Caitlin's reactions to a film called What the [Bleep] do We Know?, intrigued me enough that I sought it out and watched it. The movie consists of a series of interviews with physics students, spiritualists, doctors, and, supposedly, the channelled spirit of an Atlantian warrior named Ramtha. At intervals, the movie follows the fictional story of a young woman played by Marlee Matlin. Her life as a divorcee and photographer is used to demonstrate and gloss arguments seemingly made by the interviewees regarding a connexion between quantum mechanics and the idea that we humans are capable of altering physical reality purely by effort of will.
Having read the information Caitlin found showing the film's most important proofs to be false, I knew going in that the film had no real scientific basis for its arguments, despite its pretensions to the contrary. But I was curious, as it seemed a stimulating point of conversation and several very intelligent people seemed to have been taken in by it. What I would have thought of the movie if I'd not known the illegitimacy of its evidences, I can't say. What I did find was a movie that was silly and pathetic.
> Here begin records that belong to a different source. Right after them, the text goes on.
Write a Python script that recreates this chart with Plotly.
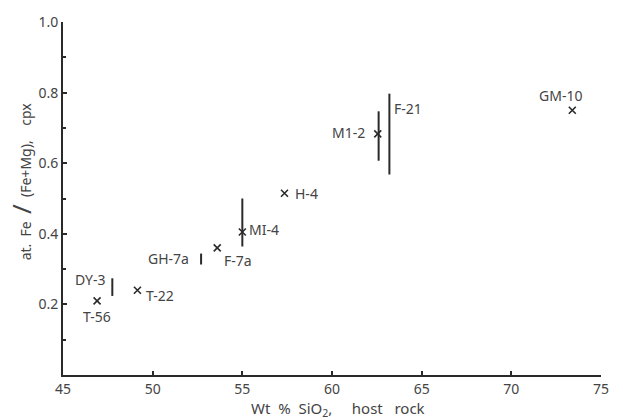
import plotly.graph_objects as go

# Data
point_labels = ["T-56", "T-22", "F-7a", "MI-4", "H-4", "M1-2", "GM-10"]
point_sio2 = [46.9, 49.15, 53.6, 55.0, 57.35, 62.55, 73.4]
point_fe = [0.21, 0.24, 0.36, 0.405, 0.515, 0.683, 0.75]

range_names = ["DY-3", "GH-7a", "MI-4", "M1-2", "F-21"]
range_sio2 = [47.75, 52.7, 55.0, 62.6, 63.2]
range_lo = [0.224, 0.313, 0.364, 0.607, 0.568]
range_hi = [0.274, 0.344, 0.50, 0.747, 0.797]

x_ticks = [45, 50, 55, 60, 65, 70, 75]
y_ticks = [0.2, 0.4, 0.6, 0.8, 1.0]
y_ticklabels = ["0.2", "0.4", "0.6", "0.8", "1.0"]

INK = "#2a2a2a"
TXT = "#444444"
FONT = "Noto Sans"
FS = 14
NB = "\u00a0"

fig = go.Figure()

# vertical range bars
bx, by = [], []
for xv, lo, hi in zip(range_sio2, range_lo, range_hi):
    bx += [xv, xv, None]
    by += [lo, hi, None]
fig.add_trace(go.Scatter(x=bx, y=by, mode="lines",
                         line=dict(color=INK, width=2), hoverinfo="skip",
                         showlegend=False))

# x points
fig.add_trace(go.Scatter(x=point_sio2, y=point_fe, mode="markers",
                         marker=dict(symbol="x-thin-open", size=7, color=INK,
                                     line=dict(color=INK, width=1.6)),
                         showlegend=False))

# label placement styles: (xanchor, xshift, yshift)
label_specs = {
    "T-56": ("center", 0, -16),
    "T-22": ("left", 7, -5),
    "F-7a": ("left", 5, -13),
    "MI-4": ("left", 5, 3),
    "H-4": ("left", 9, 0),
    "M1-2": ("right", -11, 1),
    "GM-10": ("center", -12, 15),
}
for name, xv, yv in zip(point_labels, point_sio2, point_fe):
    xa, xs, ys = label_specs[name]
    fig.add_annotation(x=xv, y=yv, text=name, showarrow=False,
                       xanchor=xa, yanchor="middle", xshift=xs, yshift=ys,
                       font=dict(family=FONT, size=FS, color=TXT))

range_label_specs = {
    "DY-3": ("right", -4, "hi", -1),
    "GH-7a": ("right", -10, "mid", 1),
    "F-21": ("left", 3, "mid", 26),
}
for name, xv, lo, hi in zip(range_names, range_sio2, range_lo, range_hi):
    if name not in range_label_specs:
        continue
    xa, xs, where, ys = range_label_specs[name]
    yv = hi if where == "hi" else (lo + hi) / 2
    fig.add_annotation(x=xv, y=yv, text=name, showarrow=False,
                       xanchor=xa, yanchor="middle", xshift=xs, yshift=ys,
                       font=dict(family=FONT, size=FS, color=TXT))

# axis titles
x_title = f"Wt{NB}{NB}%{NB}{NB}SiO<sub>2</sub>,{NB}{NB}{NB}{NB}{NB}host{NB}{NB}{NB}rock"
fig.add_annotation(xref="paper", yref="paper", x=0.5, y=-0.095,
                   text=x_title, showarrow=False,
                   xanchor="center", yanchor="middle", xshift=6,
                   font=dict(family=FONT, size=15, color=TXT))
y_title = (f"at.{NB}{NB}Fe{NB}{NB}<span style='font-size:26px'>/</span>"
           f"{NB}{NB}(Fe+Mg),{NB}{NB}{NB}{NB}cpx")
fig.add_annotation(xref="paper", yref="paper", x=-0.079, y=0.55,
                   text=y_title, textangle=-90, showarrow=False,
                   xanchor="center", yanchor="middle",
                   font=dict(family=FONT, size=14, color=TXT))

fig.update_xaxes(range=[45, 75], tickvals=x_ticks, ticktext=[str(v) for v in x_ticks],
                 showline=True, linecolor=INK, linewidth=2,
                 ticks="inside", ticklen=4, tickcolor=INK, tickwidth=1.5,
                 showgrid=False, zeroline=False,
                 tickfont=dict(family=FONT, size=FS, color=TXT))
fig.update_yaxes(range=[0, 1.0], tickvals=y_ticks, ticktext=y_ticklabels,
                 showline=True, linecolor=INK, linewidth=2,
                 ticks="inside", ticklen=4, tickcolor=INK, tickwidth=1.5,
                 minor=dict(dtick=0.1, ticks="inside", ticklen=3, tickcolor=INK, tickwidth=1.5),
                 showgrid=False, zeroline=False,
                 tickfont=dict(family=FONT, size=FS, color=TXT))

fig.update_layout(width=623, height=420,
                  margin=dict(l=63, r=22, t=20, b=45),
                  plot_bgcolor="white", paper_bgcolor="white")

fig.write_html("out.html", config={"displayModeBar": False})

# remove default page margin so the figure sits at the window origin
with open("out.html", encoding="utf-8") as f:
    html = f.read()
html = html.replace("<body>", "<body style=\"margin:0;padding:0;\">", 1)
with open("out.html", "w", encoding="utf-8") as f:
    f.write(html)
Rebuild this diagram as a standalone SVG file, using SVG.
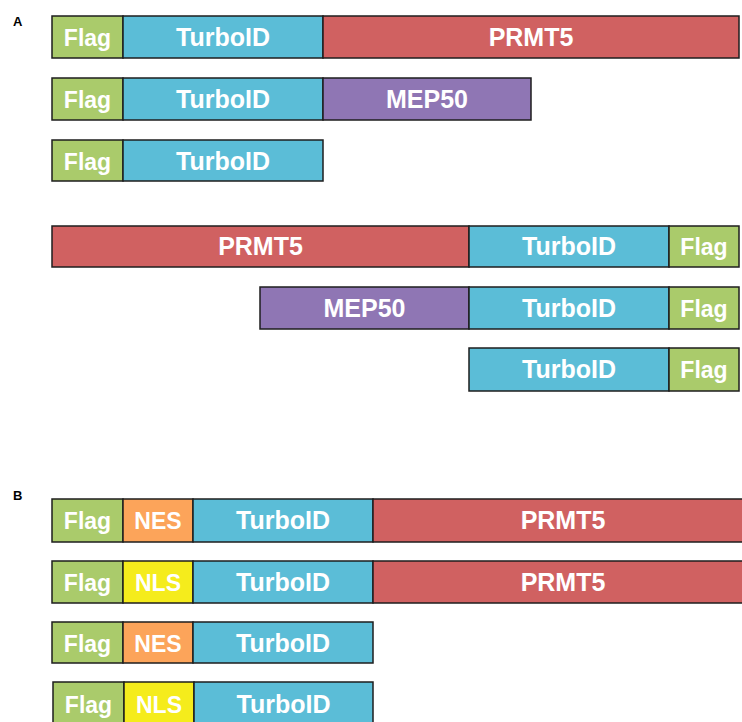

The first portion is an overwrought justification of the title, What the [Bleep] do We Know?, as it states the old idea that we don't know if our reality is really real, or a sort of dream, or something else. This can be sort of fun to think about, but a surprising lot of people tend to not realise that the concept in itself neither proves nor disproves anything.
Then we segue somehow into quantum mechanics, in which there is a theory that an infinite number of alternate realities exist, one for every alternate possibility. Which is interesting, but hardly is this the first time the concept in art has been explored. I remember it from the seventh season episode of Star Trek: The Next Generation called "Parallels", in which Worf was continuously shifting between different quantum realities. Data explained the idea a lot more effectively than What the [Bleep]'s experts ever do.
So from there, the movie reaches its real point, which is to say that somehow we can take control of our lives--have better jobs, relationships, self-esteem--by consciously tapping into alternate realities. "Creating the day", effectively, by visualising what we want and making ourselves believe it until it's true.
What I'd like to know is why it's supposed to be easier to tap into an alternate reality to change things than it is to simply decide to do things differently and doing it. Yeah, we have our habits and they can be hard to break, but is it really harder than shifting to an alternate reality?
You know, these are just the sorts of people that ought to never get their hands on a time machine. "I magicked my ex-wife to death!", "My mental powers got my horse to win!", "I eradicated all pigeons every where, every when!"
But perhaps most heinous of the movie's crimes is that damned wedding scene with those shrill cartoon peptides. Think Son of the Mask, only worse.
And one final, evil thought--did Marlee Matlin ever ask Ramtha to take her to the reality where she's not deaf?